La misma autora, en El siglo de las mujeres, señala que la opacidad ha llegado a ser un procedimiento habitual en política añadiendo, quizás exageradamente: “No digo que las mujeres no sean tan proclives a la mentira y al engaño como los hombres. Pero es igualmente cierto que la mujer ha sido siempre la principal engañada en su relación con el hombre. Sea como sea, el poderoso tiene más facilidades para engañar que el subordinado o dominado. Por lo menos, al acceder al poder sería bueno pedirle a la mujer que no haga suyos los vicios que ese poder siempre ha tenido”.
El caso Van Rysselbergue permite evocar algunos de los argumentos que se utilizan para incrementar la presencia de mujeres en cargos políticos. Efectivamente, existe la expectativa, no siempre corroborada por los hechos, de que más mujeres en lugares de toma de decisiones gravitantes tendrán un impacto diferencial, contribuyendo a una mayor preocupación por las demandas femeninas y que, además, desarrollarán un estilo político distinto, más abierto, dialogante y participativo.

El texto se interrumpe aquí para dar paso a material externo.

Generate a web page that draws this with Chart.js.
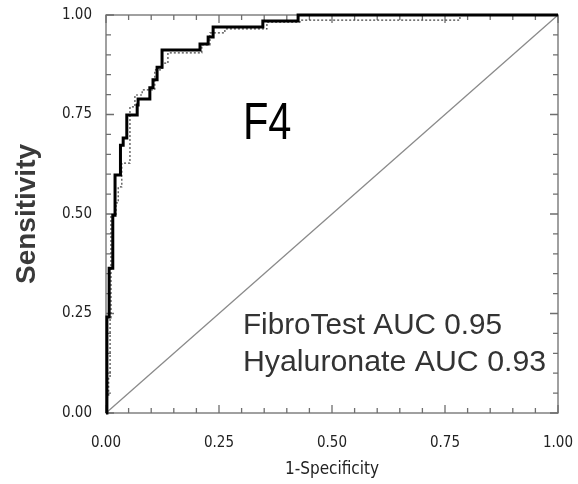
<!DOCTYPE html>
<html>
<head>
<meta charset="utf-8">
<script src="https://cdn.jsdelivr.net/npm/chart.js@4.4.1/dist/chart.umd.min.js"></script>
<style>
  html, body { margin: 0; padding: 0; background: #fff; }
  #wrap { width: 578px; height: 484px; }
</style>
</head>
<body>
<div id="wrap"><canvas id="roc" width="578" height="484"></canvas></div>
<script>
// ROC curves (1-specificity, sensitivity)
const fibroFpr = [0, 0.002, 0.007, 0.015, 0.020, 0.032, 0.038, 0.046, 0.069, 0.071, 0.097, 0.104, 0.113, 0.124, 0.208, 0.226, 0.237, 0.347, 0.425, 1]
const fibroTpr = [0, 0.241, 0.364, 0.497, 0.598, 0.673, 0.691, 0.749, 0.774, 0.789, 0.817, 0.837, 0.869, 0.912, 0.927, 0.945, 0.970, 0.985, 1, 1]

const hyalFpr = [0, 0.002, 0.006, 0.009, 0.011, 0.022, 0.027, 0.035, 0.053, 0.064, 0.080, 0.108, 0.124, 0.137, 0.212, 0.230, 0.263, 0.356, 0.429, 0.783, 1]
const hyalTpr = [0, 0.040, 0.090, 0.239, 0.497, 0.528, 0.568, 0.628, 0.769, 0.799, 0.812, 0.862, 0.879, 0.905, 0.925, 0.955, 0.965, 0.982, 0.987, 1, 1]

const diagX = [0, 1]
const diagY = [0, 1]

const majorTicks = [0, 0.25, 0.5, 0.75, 1]
const minorTicks = [0.05, 0.1, 0.15, 0.2, 0.3, 0.35, 0.4, 0.45, 0.55, 0.6, 0.65, 0.7, 0.8, 0.85, 0.9, 0.95]

const notes = [
    { text: 'F4', x: 0.303, y: 0.688, size: 52, squeeze: 0.8, color: '#000' },
    { text: 'FibroTest AUC 0.95', x: 0.303, y: 0.199, size: 30, squeeze: 0.99, color: '#333' },
    { text: 'Hyaluronate AUC 0.93', x: 0.303, y: 0.106, size: 30, squeeze: 1.01, color: '#333' }
]

const toPoints = (xs, ys) => xs.map((x, i) => ({ x: x, y: ys[i] }))

const tickFont = { family: "'Liberation Sans Narrow', 'DejaVu Sans Condensed', sans-serif", size: 15 }

// box + inward ticks on all four sides
const framePlugin = {
    id: 'frame',
    beforeDatasetsDraw(chart) {
        const ctx = chart.ctx
        const a = chart.chartArea
        const sx = chart.scales.x
        const sy = chart.scales.y
        ctx.save()
        ctx.strokeStyle = '#6e6e6e'
        ctx.lineWidth = 1.3
        ctx.strokeRect(a.left, a.top, a.right - a.left, a.bottom - a.top)
        const draw = (vals, len) => {
            vals.forEach(v => {
                const px = sx.getPixelForValue(v)
                const py = sy.getPixelForValue(v)
                ctx.beginPath()
                ctx.moveTo(px, a.bottom); ctx.lineTo(px, a.bottom - len)
                ctx.moveTo(px, a.top); ctx.lineTo(px, a.top + len)
                ctx.moveTo(a.left, py); ctx.lineTo(a.left + len, py)
                ctx.moveTo(a.right, py); ctx.lineTo(a.right - len, py)
                ctx.stroke()
            })
        }
        draw(majorTicks, 8)
        draw(minorTicks, 5)
        ctx.restore()
    },
    afterDraw(chart) {
        const ctx = chart.ctx
        const sx = chart.scales.x
        const sy = chart.scales.y
        notes.forEach(n => {
            ctx.save()
            ctx.textBaseline = 'alphabetic'
            ctx.textAlign = 'left'
            ctx.font = n.size + "px 'Liberation Sans', Arial, sans-serif"
            ctx.fillStyle = n.color
            ctx.translate(sx.getPixelForValue(n.x), sy.getPixelForValue(n.y))
            ctx.scale(n.squeeze, 1)
            ctx.fillText(n.text, 0, 0)
            ctx.restore()
        })
    }
}

new Chart(document.querySelector('#roc').getContext('2d'), {
    type: 'line',
    data: {
        datasets: [
            {
                label: 'FibroTest',
                data: toPoints(fibroFpr, fibroTpr),
                stepped: 'before',
                borderColor: '#000',
                borderWidth: 3,
                pointRadius: 0,
                clip: 6
            },
            {
                label: 'Hyaluronate',
                data: toPoints(hyalFpr, hyalTpr),
                stepped: 'before',
                borderColor: '#444',
                borderWidth: 1.2,
                borderDash: [2, 2],
                pointRadius: 0,
                clip: 6
            },
            {
                label: 'Chance',
                data: toPoints(diagX, diagY),
                borderColor: '#8a8a8a',
                borderWidth: 1.3,
                pointRadius: 0,
                clip: 6
            }
        ]
    },
    options: {
        responsive: false,
        animation: false,
        layout: { padding: { top: 15, right: 20, left: 0, bottom: 0 } },
        plugins: { legend: { display: false }, tooltip: { enabled: false } },
        scales: {
            x: {
                type: 'linear',
                min: 0,
                max: 1,
                afterBuildTicks: s => { s.ticks = majorTicks.map(v => ({ value: v })) },
                afterFit: s => { s.height = 71; s.paddingLeft = 0; s.paddingRight = 0 },
                grid: { display: false },
                border: { display: false },
                ticks: {
                    padding: 13,
                    color: '#222',
                    font: tickFont,
                    maxRotation: 0,
                    callback: v => Number(v).toFixed(2)
                },
                title: {
                    display: true,
                    text: '1-Specificity',
                    color: '#222',
                    font: { family: tickFont.family, size: 17 },
                    padding: { top: 0, bottom: 4 }
                }
            },
            y: {
                type: 'linear',
                min: 0,
                max: 1,
                afterBuildTicks: s => { s.ticks = majorTicks.map(v => ({ value: v })) },
                afterFit: s => { s.width = 106; s.paddingTop = 0; s.paddingBottom = 0 },
                grid: { display: false },
                border: { display: false },
                ticks: {
                    padding: 6,
                    color: '#222',
                    font: tickFont,
                    callback: v => Number(v).toFixed(2)
                },
                title: {
                    display: true,
                    text: 'Sensitivity',
                    color: '#3a3a3a',
                    font: { family: "'Liberation Sans', Arial, sans-serif", size: 28, weight: 'bold' },
                    padding: { top: 10, bottom: 0 }
                }
            }
        }
    },
    plugins: [framePlugin]
})
</script>
</body>
</html>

Dado que Chile no es Noruega y bien sabemos que no están difundidos en la sociedad los valores igualitarios que posibilitarían que las mujeres pudiesen ejercer de manera fluida y natural su derecho a ser electas, es que se ha señalado que el ascenso de Michelle Bachelet a la presidencia fue producto del fenómeno de “feminización” de la política. Con ello se alude a que los chilenos habrían visto en ella un conjunto de atributos y cualidades que permitirían contrarrestar los vicios que a la actividad se le adjudican. Es probable que ello esté a la base de la orientación electoral a favor de las mujeres como también que, como consecuencia del mandato de Bachelet, se haya reforzado. Si es así, flaco favor nos hace la Intendenta de la UDI.
Por ello, y en un contexto cultural cambiante y sin cuotas de género obligatorias, cabe preguntarse ¿podría afectar este caso la idea que los electores se hacen de la política conducida por mujeres? Aunque la piedra de tope parece estar más en los partidos que no colocan más mujeres en las listas, y no en los votantes, la inquietud es legítima si tenemos en cuenta que Chile ostenta un porcentaje vergonzoso de presencia parlamentaria femenina: 10,5% senadoras y 14,2% diputadas. Por otro lado, quienes defendemos las políticas de acción afirmativa, quizás debamos revisar los argumentos asentados en supuestos atributos de la femineidad. ¿Por qué debiera colocarse sobre los hombros femeninos la responsabilidad por la redención de la política? La respuesta no es sencilla habida cuenta de que, en parte, eso le permitió a Bachelet salir airosa frente a los contratiempos, neutralizar los obstáculos y evitar la asimilación masculina.